Lors de la correction de
problèmes chez le cheval, cela permet à l'entraîneur professionnel d'avoir
devant lui quelques délais pour apprendre au cavalier d'une part à
maintenir et encourager le nouveau comportement, et d'autre part à
identifier les vestiges de l'ancien vice afin d'écraser dans l'œuf toute
tentative de réapparition. Chaque comportement, qu'il soit bon ou mauvais,
est généré par la présence dans le cerveau d'un ensemble de connections
neuronales; ces structures, qui font partie de l'acquis, ont été créées par
l'action du monde physique sur le cheval, et sont donc en fait en grande
partie dues au cavalier.
Vous devez toujours
veiller à récompenser toute tentative du cheval allant vers un comportement
désirable, grâce au pouvoir du toucher couplé à la parole.

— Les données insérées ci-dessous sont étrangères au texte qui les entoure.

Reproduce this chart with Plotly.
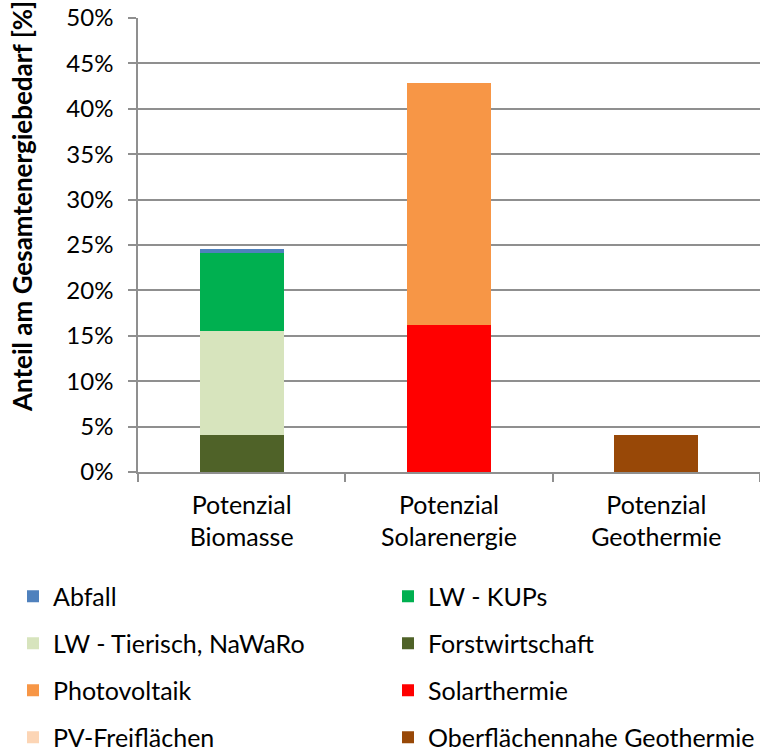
import plotly.graph_objects as go

categories = ["Potenzial<br>Biomasse", "Potenzial<br>Solarenergie", "Potenzial<br>Geothermie"]

# values in % of total energy demand (stack order bottom -> top)
forstwirtschaft = [4.07, None, None]
lw_tierisch = [11.49, None, None]
lw_kups = [8.52, None, None]
abfall = [0.48, None, None]
solarthermie = [None, 16.19, None]
photovoltaik = [None, 26.65, None]
pv_freiflaechen = [None, 0.0, None]
geothermie = [None, None, 4.07]

series = [
    ("Forstwirtschaft", forstwirtschaft, "#4F6228", "legend2", 2),
    ("LW - Tierisch, NaWaRo", lw_tierisch, "#D7E4BD", "legend", 2),
    ("LW - KUPs", lw_kups, "#00B050", "legend2", 1),
    ("Abfall", abfall, "#4F81BD", "legend", 1),
    ("Solarthermie", solarthermie, "#FF0000", "legend2", 3),
    ("Photovoltaik", photovoltaik, "#F79646", "legend", 3),
    ("PV-Freiflächen", pv_freiflaechen, "#FCD5B5", "legend", 4),
    ("Oberflächennahe Geothermie", geothermie, "#984807", "legend2", 4),
]

FONT = "Lato"
fig = go.Figure()
for name, vals, color, lg, rank in series:
    fig.add_trace(go.Bar(
        x=categories, y=vals, name=name,
        marker=dict(color=color, line=dict(width=0)),
        legend=lg, legendgroup=name, legendrank=rank,
        hoverinfo="skip",
    ))

grid = "#8f8f8f"
PL, PR = 138, 760
PT, PB = 18, 472
W = PR - PL
H = PB - PT

fig.update_layout(
    width=760, height=754,
    margin=dict(l=PL, r=760 - PR, t=PT, b=754 - PB, autoexpand=False),
    barmode="stack", bargap=0.595,
    plot_bgcolor="white", paper_bgcolor="white",
    font=dict(family=FONT, color="#000000", size=25),
    showlegend=True,
    legend=dict(
        x=(13 - PL) / W, xanchor="left", y=(PB - 573.5) / H, yanchor="top",
        orientation="v", tracegroupgap=11.5, font=dict(size=25, family=FONT),
        bgcolor="rgba(0,0,0,0)", itemclick=False,
    ),
    legend2=dict(
        x=(388 - PL) / W, xanchor="left", y=(PB - 573.5) / H, yanchor="top",
        orientation="v", tracegroupgap=11.5, font=dict(size=25, family=FONT),
        bgcolor="rgba(0,0,0,0)", itemclick=False,
    ),
    xaxis=dict(
        automargin=False,
        showgrid=False, showline=True, linecolor=grid, linewidth=1.5,
        ticks="outside", tickson="boundaries", ticklen=8, tickcolor=grid, tickwidth=1.5,
        ticklabelstandoff=10,
        tickfont=dict(size=25, family=FONT), fixedrange=True,
    ),
    yaxis=dict(
        automargin=False,
        range=[0, 50], dtick=5, ticksuffix="%",
        showgrid=True, gridcolor=grid, gridwidth=1.5,
        showline=True, linecolor=grid, linewidth=1.5,
        ticks="outside", ticklen=8, tickcolor=grid, tickwidth=1.5,
        ticklabelstandoff=10,
        tickfont=dict(size=24, family=FONT), zeroline=False, fixedrange=True,
    ),
    annotations=[dict(
        text="<b>Anteil am Gesamtenergiebedarf [%]</b>",
        xref="paper", yref="paper",
        x=(22 - PL) / W, y=(PB - 207) / H,
        xanchor="center", yanchor="middle", textangle=-90, showarrow=False,
        font=dict(size=26, family=FONT, color="#000000"),
    )],
)

fig.write_html("out.html", config={"displayModeBar": False},
               post_script="document.body.style.margin='0';")
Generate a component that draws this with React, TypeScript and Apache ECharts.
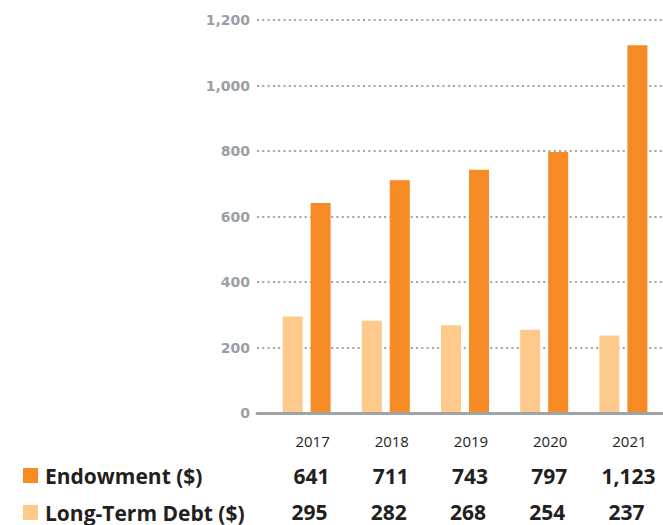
import React, { useEffect, useRef } from "react";
import * as echarts from "echarts";

const years = ["2017", "2018", "2019", "2020", "2021"];
const endowment = [641, 711, 743, 797, 1123];
const longTermDebt = [295, 282, 268, 254, 237];
const yMin = 0;
const yMax = 1200;
const yInterval = 200;

const ORANGE = "#f68a25";
const LIGHT = "#fdca8b";
const GRAY = "#9ea3a7";
const TEXT = "#231f20";

const fmt = (v: number) => v.toLocaleString("en-US");

export default function App() {
  const ref = useRef<HTMLDivElement>(null);
  useEffect(() => {
    document.body.style.margin = "0";
    if (!ref.current) return;
    const chart = echarts.init(ref.current, null, { renderer: "svg" });
    const tableLabel = {
      fontFamily: "Open Sans",
      fontWeight: 700,
      fontSize: 21,
      color: TEXT,
      margin: 0,
    };
    const legendBase = {
      left: 23,
      padding: 0,
      icon: "rect",
      itemWidth: 15,
      itemHeight: 15,
      textStyle: {
        fontFamily: "Open Sans",
        fontWeight: 700,
        fontSize: 21,
        color: TEXT,
        padding: [0, 0, 0, 2],
      },
    };
    chart.setOption({
      animation: false,
      grid: [
        { left: 257, right: -6, top: 20, bottom: 112 },
        { left: 267, width: 398, top: 20, bottom: 112 },
      ],
      legend: [
        { ...legendBase, top: 465, data: ["Endowment ($)"] },
        { ...legendBase, top: 502, data: ["Long-Term Debt ($)"] },
      ],
      xAxis: [
        {
          gridIndex: 0,
          type: "value",
          min: 0,
          max: 1,
          z: 5,
          axisLine: { show: true, lineStyle: { color: GRAY, width: 3 } },
          axisTick: { show: false },
          axisLabel: { show: false },
          splitLine: { show: false },
        },
        {
          gridIndex: 1,
          type: "category",
          data: years,
          axisLine: { show: false },
          axisTick: { show: false },
          axisLabel: {
            fontFamily: "Open Sans",
            fontSize: 15,
            color: TEXT,
            margin: 20,
            padding: [0, 0, 0, 12],
          },
        },
        {
          gridIndex: 1,
          type: "category",
          position: "bottom",
          offset: 52,
          data: endowment.map(fmt),
          axisLine: { show: false },
          axisTick: { show: false },
          axisLabel: { ...tableLabel, padding: [0, 0, 0, 10] },
        },
        {
          gridIndex: 1,
          type: "category",
          position: "bottom",
          offset: 88,
          data: longTermDebt.map(fmt),
          axisLine: { show: false },
          axisTick: { show: false },
          axisLabel: { ...tableLabel, padding: [0, 0, 0, 6] },
        },
      ],
      yAxis: [
        {
          gridIndex: 0,
          type: "value",
          min: yMin,
          max: yMax,
          interval: yInterval,
          axisLine: { show: false },
          axisTick: { show: false },
          axisLabel: {
            formatter: (v: number) => fmt(v),
            fontFamily: "DejaVu Sans",
            fontWeight: "bold",
            fontSize: 14,
            color: "#9aa0a5",
            margin: 7,
          },
          splitLine: {
            show: true,
            lineStyle: { color: GRAY, width: 2, type: [2, 3.3] },
          },
        },
        {
          gridIndex: 1,
          type: "value",
          min: yMin,
          max: yMax,
          interval: yInterval,
          show: false,
          splitLine: { show: false },
        },
      ],
      series: [
        {
          name: "Long-Term Debt ($)",
          type: "bar",
          xAxisIndex: 1,
          yAxisIndex: 1,
          data: longTermDebt,
          barWidth: 20,
          barGap: "40%",
          itemStyle: { color: LIGHT },
        },
        {
          name: "Endowment ($)",
          type: "bar",
          xAxisIndex: 1,
          yAxisIndex: 1,
          data: endowment,
          barWidth: 20,
          barGap: "40%",
          itemStyle: { color: ORANGE },
        },
      ],
    });
    return () => chart.dispose();
  }, []);
  return <div ref={ref} style={{ width: 663, height: 525 }} />;
}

En dépit de sa
remarquable mémoire, ses capacités d'association restent limitées, ce qui
veut dire que vous ne devez pas lui en vouloir pour son comportement. Les
décisions d'agir d'une certaine façon ne sont pas chez le cheval le produit
d'une approche réfléchie, comme c'est le cas chez l'être humain; elles sont
plutôt une représentation directe des circuits neuronaux les plus renforcés
dans son cerveau et de ses pulsions et instincts naturels, comme la peur,
la dominance, la curiosité...
Etre conscient de ceci
devrait améliorer considérablement la compréhension des moyens à utiliser
pour établir les bonnes habitudes et anéantir les mauvaises. En effet, vu
sous cet angle, le cheval n'est pas responsable de son comportement car il
n'a pas de réel libre-arbitre. Il apparaît beaucoup plus comme étant la
victime des réponses qui lui ont été apprises.